I think its very true that heating with wood is a money-losing proposition compared to natural gas IF you need to pay for your wood. When I don't need to pay for my wood, by my own calculation, I'm just breaking even, when considering the work and time and other expenses involved.

That said, regarding the efficiencies of the various stoves being listed, they are very unlikely, IMO, to be anywhere close in reality to what the manufacturers say. What they get at the lab under ideal conditions is going to be way higher than what we get at home. When my stove is going, and I walk outside and see those big rippling heat waves rising over the chimney, or see all the snow melting on the roof in the direction of the wind, I know a huge amount of heat is being blasted out into the sky. It's wishful thinking that 80% of the energy in my wood is going into the interior of my house.
 
Jags said:
Sumting ain't adding up here.

Lets see: Cord of hardwood, lets just use maple as a middle of the road example (hard maple) 3680# seasoned.
1/3 of that is 1227#
@ 6930 btu per pound thats 8.5 million btu.
@ 80% efficiency - thats 6.8 million btu entering the home.

You can buy 6.8 million btu of natural gas for 14 bucks and change???

Something else is going on here.

Looking at my bill I used 8 Therms less this year then last year. 1 Therm = 100,000 BTU. Now it was also 3 degrees colder on average this year (last Nov was very warm) so lets say I would have used 10 more therms then Nov 2009. So using this I saved 18 Therms this year or 1,800,000 BTUs.

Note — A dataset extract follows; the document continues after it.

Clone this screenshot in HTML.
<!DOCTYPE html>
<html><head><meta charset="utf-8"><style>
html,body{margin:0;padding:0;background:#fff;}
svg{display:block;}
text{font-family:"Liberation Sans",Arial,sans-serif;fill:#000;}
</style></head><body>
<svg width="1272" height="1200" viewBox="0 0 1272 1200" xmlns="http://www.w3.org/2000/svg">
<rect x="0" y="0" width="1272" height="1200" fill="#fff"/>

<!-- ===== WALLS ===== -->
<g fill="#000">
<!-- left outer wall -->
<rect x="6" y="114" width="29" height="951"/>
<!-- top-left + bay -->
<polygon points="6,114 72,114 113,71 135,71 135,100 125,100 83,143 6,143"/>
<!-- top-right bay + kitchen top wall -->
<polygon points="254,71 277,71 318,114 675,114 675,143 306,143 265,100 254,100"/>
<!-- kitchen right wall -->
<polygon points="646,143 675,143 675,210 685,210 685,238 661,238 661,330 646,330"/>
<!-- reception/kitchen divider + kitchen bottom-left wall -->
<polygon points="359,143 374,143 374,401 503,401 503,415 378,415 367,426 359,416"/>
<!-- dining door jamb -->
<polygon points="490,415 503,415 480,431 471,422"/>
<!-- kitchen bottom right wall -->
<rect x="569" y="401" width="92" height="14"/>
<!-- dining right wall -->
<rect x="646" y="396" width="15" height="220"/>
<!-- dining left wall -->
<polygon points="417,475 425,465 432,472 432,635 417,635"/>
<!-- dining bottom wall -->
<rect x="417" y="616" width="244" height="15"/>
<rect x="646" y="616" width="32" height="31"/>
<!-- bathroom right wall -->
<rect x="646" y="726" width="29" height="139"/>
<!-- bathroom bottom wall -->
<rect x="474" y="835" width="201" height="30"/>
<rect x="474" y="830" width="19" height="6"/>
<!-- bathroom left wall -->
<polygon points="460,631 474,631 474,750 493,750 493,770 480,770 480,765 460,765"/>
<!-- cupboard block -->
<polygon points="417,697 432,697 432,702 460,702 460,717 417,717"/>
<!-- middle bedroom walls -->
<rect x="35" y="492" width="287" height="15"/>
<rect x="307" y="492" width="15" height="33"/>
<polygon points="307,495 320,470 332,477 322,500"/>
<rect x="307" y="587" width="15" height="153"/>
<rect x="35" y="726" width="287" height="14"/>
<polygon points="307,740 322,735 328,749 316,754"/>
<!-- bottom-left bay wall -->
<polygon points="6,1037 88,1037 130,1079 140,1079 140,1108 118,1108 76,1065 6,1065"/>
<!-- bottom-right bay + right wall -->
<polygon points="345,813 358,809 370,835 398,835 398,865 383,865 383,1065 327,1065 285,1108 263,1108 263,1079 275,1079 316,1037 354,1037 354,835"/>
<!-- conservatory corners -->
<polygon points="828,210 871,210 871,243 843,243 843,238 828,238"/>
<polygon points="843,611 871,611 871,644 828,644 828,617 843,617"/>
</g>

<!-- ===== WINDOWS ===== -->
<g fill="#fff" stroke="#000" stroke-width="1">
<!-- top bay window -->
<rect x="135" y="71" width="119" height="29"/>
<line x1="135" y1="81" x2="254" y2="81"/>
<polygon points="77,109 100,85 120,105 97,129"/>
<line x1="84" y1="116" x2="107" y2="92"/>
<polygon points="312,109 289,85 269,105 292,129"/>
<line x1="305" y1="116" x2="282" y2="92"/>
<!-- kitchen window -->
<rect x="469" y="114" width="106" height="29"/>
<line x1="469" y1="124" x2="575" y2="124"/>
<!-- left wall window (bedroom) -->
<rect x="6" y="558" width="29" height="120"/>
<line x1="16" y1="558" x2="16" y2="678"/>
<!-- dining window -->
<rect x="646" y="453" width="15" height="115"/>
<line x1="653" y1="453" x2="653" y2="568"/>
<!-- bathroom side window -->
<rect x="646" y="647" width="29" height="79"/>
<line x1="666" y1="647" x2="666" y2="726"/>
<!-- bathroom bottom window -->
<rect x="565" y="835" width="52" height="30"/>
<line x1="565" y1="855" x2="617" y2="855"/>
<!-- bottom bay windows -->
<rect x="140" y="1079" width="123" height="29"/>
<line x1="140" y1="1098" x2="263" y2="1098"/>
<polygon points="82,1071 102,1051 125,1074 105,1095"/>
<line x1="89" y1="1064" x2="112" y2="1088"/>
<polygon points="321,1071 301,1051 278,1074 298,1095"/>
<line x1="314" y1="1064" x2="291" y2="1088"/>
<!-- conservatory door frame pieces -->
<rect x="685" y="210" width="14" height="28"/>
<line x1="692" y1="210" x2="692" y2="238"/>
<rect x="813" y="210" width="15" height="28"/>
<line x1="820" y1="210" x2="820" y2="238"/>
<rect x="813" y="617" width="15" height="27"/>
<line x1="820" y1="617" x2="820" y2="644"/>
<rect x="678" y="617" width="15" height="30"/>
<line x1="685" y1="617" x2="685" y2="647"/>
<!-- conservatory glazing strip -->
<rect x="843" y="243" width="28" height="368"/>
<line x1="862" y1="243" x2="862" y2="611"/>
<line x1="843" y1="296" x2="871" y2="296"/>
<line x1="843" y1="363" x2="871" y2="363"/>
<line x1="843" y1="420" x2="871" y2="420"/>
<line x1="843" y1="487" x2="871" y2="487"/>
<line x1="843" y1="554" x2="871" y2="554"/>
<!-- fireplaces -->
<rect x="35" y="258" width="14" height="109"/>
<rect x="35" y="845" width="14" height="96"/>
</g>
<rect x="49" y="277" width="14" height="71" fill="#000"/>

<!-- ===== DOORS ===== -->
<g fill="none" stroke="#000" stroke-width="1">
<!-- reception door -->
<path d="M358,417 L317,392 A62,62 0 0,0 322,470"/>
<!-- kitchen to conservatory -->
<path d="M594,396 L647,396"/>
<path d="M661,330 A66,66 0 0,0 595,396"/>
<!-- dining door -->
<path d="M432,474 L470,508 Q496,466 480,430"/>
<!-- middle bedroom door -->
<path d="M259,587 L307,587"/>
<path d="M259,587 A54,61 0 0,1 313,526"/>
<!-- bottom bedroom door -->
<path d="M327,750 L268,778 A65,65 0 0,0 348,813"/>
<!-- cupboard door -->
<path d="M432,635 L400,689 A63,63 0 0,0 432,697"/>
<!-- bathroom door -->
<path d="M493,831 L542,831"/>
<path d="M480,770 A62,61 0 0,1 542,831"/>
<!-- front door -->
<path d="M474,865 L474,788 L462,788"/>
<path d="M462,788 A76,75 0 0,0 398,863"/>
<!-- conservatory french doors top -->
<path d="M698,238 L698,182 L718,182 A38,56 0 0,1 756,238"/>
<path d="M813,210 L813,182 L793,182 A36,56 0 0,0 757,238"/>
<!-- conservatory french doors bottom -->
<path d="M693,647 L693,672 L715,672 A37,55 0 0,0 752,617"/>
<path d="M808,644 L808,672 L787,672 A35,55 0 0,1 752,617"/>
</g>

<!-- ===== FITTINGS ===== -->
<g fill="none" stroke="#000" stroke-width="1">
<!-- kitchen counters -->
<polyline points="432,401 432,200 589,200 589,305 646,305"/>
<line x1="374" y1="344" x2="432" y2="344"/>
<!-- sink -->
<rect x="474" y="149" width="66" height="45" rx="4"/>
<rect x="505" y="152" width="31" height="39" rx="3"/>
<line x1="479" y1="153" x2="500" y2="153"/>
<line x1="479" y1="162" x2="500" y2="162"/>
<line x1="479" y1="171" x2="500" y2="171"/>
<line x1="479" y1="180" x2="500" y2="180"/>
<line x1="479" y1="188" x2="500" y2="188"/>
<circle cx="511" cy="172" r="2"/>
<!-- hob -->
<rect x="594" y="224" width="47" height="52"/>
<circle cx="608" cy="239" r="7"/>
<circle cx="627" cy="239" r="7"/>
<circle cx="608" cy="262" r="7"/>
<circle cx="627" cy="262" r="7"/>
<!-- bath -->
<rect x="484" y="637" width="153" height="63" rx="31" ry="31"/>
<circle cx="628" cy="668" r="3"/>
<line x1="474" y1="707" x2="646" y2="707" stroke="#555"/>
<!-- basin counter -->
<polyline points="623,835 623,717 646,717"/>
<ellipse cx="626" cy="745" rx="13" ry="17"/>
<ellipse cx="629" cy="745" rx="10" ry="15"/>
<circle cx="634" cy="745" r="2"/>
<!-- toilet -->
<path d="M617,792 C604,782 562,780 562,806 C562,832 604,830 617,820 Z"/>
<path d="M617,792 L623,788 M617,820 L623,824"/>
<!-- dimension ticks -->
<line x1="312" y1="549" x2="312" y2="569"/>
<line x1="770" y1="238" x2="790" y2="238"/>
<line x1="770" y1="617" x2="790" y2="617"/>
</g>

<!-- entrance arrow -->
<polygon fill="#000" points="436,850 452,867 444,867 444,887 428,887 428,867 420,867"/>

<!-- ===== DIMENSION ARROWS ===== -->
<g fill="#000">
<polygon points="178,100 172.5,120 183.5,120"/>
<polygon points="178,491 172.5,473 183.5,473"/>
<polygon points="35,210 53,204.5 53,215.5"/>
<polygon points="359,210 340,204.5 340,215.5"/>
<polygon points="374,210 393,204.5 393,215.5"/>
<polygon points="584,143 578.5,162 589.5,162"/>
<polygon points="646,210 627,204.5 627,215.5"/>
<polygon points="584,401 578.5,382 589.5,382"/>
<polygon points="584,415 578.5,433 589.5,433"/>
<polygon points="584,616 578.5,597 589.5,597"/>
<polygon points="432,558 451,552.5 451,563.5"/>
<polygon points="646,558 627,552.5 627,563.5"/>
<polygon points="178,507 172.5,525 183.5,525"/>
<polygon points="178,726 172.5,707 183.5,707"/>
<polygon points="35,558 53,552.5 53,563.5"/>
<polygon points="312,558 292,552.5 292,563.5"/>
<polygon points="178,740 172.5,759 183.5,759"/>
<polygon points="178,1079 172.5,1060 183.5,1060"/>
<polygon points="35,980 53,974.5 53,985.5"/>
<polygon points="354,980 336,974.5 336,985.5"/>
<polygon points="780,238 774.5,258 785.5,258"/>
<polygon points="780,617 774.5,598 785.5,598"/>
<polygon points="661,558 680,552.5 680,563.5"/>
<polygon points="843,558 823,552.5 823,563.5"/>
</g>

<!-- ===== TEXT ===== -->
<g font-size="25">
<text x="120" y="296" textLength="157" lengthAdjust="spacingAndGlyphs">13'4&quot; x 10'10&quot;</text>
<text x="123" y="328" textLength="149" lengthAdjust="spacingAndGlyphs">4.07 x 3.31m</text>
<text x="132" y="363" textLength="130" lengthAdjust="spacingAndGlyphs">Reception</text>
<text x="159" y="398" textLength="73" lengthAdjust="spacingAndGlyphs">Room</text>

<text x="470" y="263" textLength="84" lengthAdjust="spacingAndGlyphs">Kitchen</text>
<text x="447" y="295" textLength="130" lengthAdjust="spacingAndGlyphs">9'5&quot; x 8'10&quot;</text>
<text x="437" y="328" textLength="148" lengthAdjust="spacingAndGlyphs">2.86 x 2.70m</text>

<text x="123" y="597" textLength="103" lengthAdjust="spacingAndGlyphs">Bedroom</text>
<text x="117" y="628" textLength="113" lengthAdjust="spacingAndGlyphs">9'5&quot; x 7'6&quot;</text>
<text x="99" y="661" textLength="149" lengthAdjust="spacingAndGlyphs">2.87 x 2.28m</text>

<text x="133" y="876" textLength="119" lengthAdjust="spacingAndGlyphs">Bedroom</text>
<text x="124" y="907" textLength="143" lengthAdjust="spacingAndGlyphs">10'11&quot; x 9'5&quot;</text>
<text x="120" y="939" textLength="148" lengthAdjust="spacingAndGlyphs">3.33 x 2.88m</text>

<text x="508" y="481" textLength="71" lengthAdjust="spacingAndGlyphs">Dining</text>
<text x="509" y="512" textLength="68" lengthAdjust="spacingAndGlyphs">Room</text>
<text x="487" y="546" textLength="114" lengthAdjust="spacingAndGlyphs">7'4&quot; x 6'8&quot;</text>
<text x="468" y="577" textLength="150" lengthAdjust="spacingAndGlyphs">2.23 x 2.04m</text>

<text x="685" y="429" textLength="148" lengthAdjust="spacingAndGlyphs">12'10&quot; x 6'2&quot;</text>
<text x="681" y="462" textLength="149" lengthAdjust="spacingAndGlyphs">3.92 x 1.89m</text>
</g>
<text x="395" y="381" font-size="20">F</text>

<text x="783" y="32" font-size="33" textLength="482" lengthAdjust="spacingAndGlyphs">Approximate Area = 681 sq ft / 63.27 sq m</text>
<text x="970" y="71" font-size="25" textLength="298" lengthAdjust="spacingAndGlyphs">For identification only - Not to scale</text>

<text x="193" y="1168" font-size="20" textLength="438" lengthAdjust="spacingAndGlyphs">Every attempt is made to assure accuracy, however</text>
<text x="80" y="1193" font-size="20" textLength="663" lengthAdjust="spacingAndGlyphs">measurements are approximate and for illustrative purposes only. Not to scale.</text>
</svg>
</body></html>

I figure the red maple kicked out 6,000,000 BTUs. The problem is that 4,200,000 of those BTUs were spent heating the stove room and some of the house to a temp above what I would prefer ie 85 degrees.

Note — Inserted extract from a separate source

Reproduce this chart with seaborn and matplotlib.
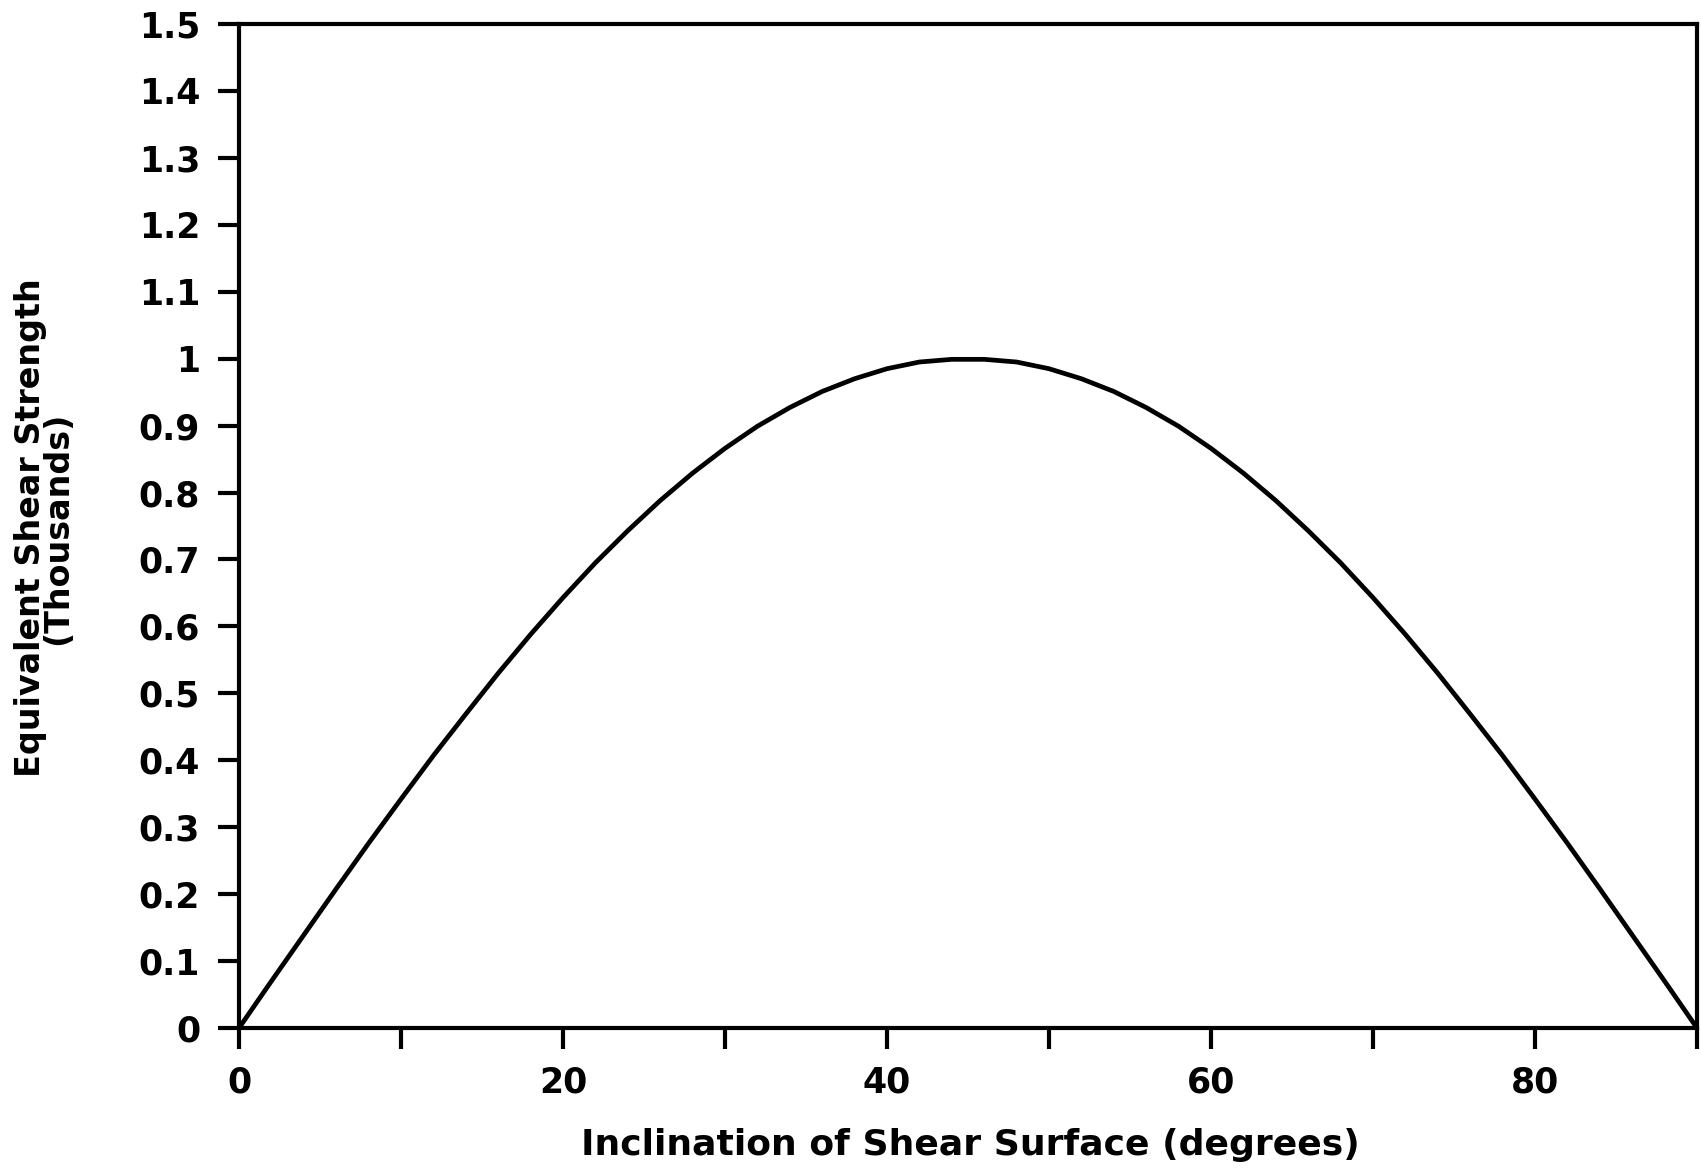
import pandas as pd
import matplotlib.pyplot as plt
import seaborn as sns

# Values (every 2 degrees)
inclination = [0, 2, 4, 6, 8, 10, 12, 14, 16, 18, 20, 22, 24, 26, 28, 30, 32, 34, 36, 38,
               40, 42, 44, 46, 48, 50, 52, 54, 56, 58, 60, 62, 64, 66, 68, 70, 72, 74, 76,
               78, 80, 82, 84, 86, 88, 90]
strength = [0.0, 0.07, 0.139, 0.208, 0.276, 0.342, 0.407, 0.469, 0.53, 0.588, 0.643,
            0.695, 0.743, 0.788, 0.829, 0.866, 0.899, 0.927, 0.951, 0.97, 0.985, 0.995,
            0.999, 0.999, 0.995, 0.985, 0.97, 0.951, 0.927, 0.899, 0.866, 0.829, 0.788,
            0.743, 0.695, 0.643, 0.588, 0.53, 0.469, 0.407, 0.342, 0.276, 0.208, 0.139,
            0.07, 0.0]
x_ticks = [0, 10, 20, 30, 40, 50, 60, 70, 80, 90]
x_labels = ['0', '', '20', '', '40', '', '60', '', '80', '']
y_ticks = [0, 0.1, 0.2, 0.3, 0.4, 0.5, 0.6, 0.7, 0.8, 0.9, 1.0, 1.1, 1.2, 1.3, 1.4, 1.5]
y_labels = ['0', '0.1', '0.2', '0.3', '0.4', '0.5', '0.6', '0.7', '0.8', '0.9', '1',
            '1.1', '1.2', '1.3', '1.4', '1.5']

df = pd.DataFrame({'Inclination': inclination, 'Strength': strength})

sns.set_style('ticks')
plt.rcParams['font.family'] = ['DejaVu Sans']
plt.rcParams['font.weight'] = 'bold'
plt.rcParams['text.color'] = 'black'

fig = plt.figure(figsize=(17.01, 11.72), dpi=100)
ax = fig.add_axes([239 / 1701, 1 - 1028 / 1172, (1697 - 239) / 1701, (1028 - 24) / 1172])

sns.lineplot(data=df, x='Inclination', y='Strength', color='black', linewidth=3.4, ax=ax)

ax.set_xlim(0, 90)
ax.set_ylim(0, 1.5)
ax.set_xticks(x_ticks)
ax.set_xticklabels(x_labels)
ax.set_yticks(y_ticks)
ax.set_yticklabels(y_labels)
ax.tick_params(axis='both', direction='out', length=15, width=3, colors='black',
               labelcolor='black', labelsize=25)
ax.tick_params(axis='x', pad=12)
ax.tick_params(axis='y', pad=13)
for s in ax.spines.values():
    s.set_linewidth(3)
    s.set_color('black')

ax.set_xlabel('')
ax.set_ylabel('')
fig.text(970 / 1701, 1 - 1145 / 1172, 'Inclination of Shear Surface (degrees)',
         ha='center', va='center', fontsize=26, fontweight='bold', color='black')
fig.text(44 / 1701, 1 - 528 / 1172, 'Equivalent Shear Strength\n(Thousands)',
         ha='center', va='center', rotation=90, fontsize=24, fontweight='bold',
         color='black', linespacing=0.8, multialignment='center')

fig.savefig('out.png', dpi=100)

So I used 6,300,000 BTUs in gas for everything this months and it cost me $86.06. A third of a cord of red maple would give me that same amount of BTUs for less money even if you were paying for the wood. The issue is that I can't heat my water with the wood and the wood stove doesn't distribute the heat as efficiently as the furnace and central air system so there are too many BTUs being wasted in the stove room and not enough in the far corners of the house it seems.